We therefore say that there must be a presumption of shared parenting and it is the duty of the courts and it is the duty of legislators to find the ways that are necessary to implement shared parenting in practical ways. We have to call for the elimination of bias. 

I know the judges, assessors and lawyers want to preserve their independence, but that independence is not the only valuable aspect to the system. We have to have openness. We have to have processes that review, that will permit us to ensure that judges, assessors and lawyers bring an understanding of the value of fatherhood to the process of establishing reasonable family arrangements after separation and divorce. 

We have to restore the primacy of the child's best interest. Often laws seem to state that the child is the primary consideration, the most important party in all of these matters. In practice that isn't so. In practice, the child's interests are subsumed into the interests of the mother. The child is treated as an appendage of the mother with no separable individual rights. This must stop. 

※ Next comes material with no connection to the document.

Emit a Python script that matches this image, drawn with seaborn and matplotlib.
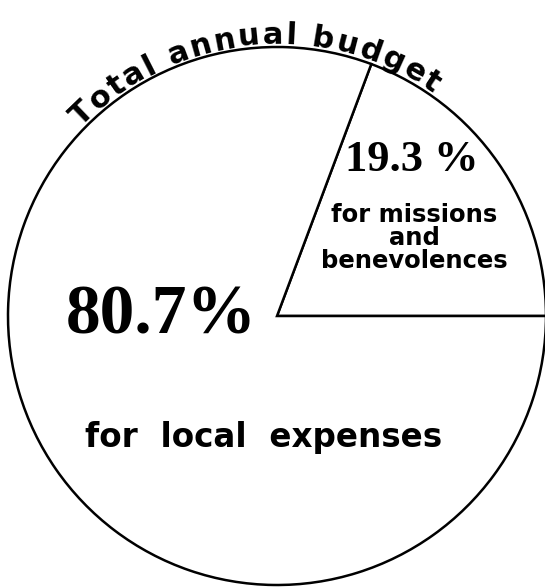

There are some voices in the courts that clearly recognize this. The Gordon v. Goertz decision was a good one, but in fact the courts in practice continue to exercise the bias against fathers that undermines this fundamental principle. I am going to also suggest something that is radical in terms of the people in the court system. 

The Joint Chair (Mr. Roger Gallaway): Your time's almost up. 

Mr. Eric Tarkington: I will finish soon. We need cameras in court and we need corresponding measures to ensure the openness of the courts so that they can be reviewed in terms of their processes and in terms of their freedom from bias. There are many other things we need to discuss, even headings that I haven't been able to get to in these five minutes, but I am very encouraged by the existence of this committee and I am very encouraged by the opportunity I see before me to continue to submit our ideas in forums after this one. 

The Joint Chair (Mr. Roger Gallaway): Thank you, Mr. Tarkington.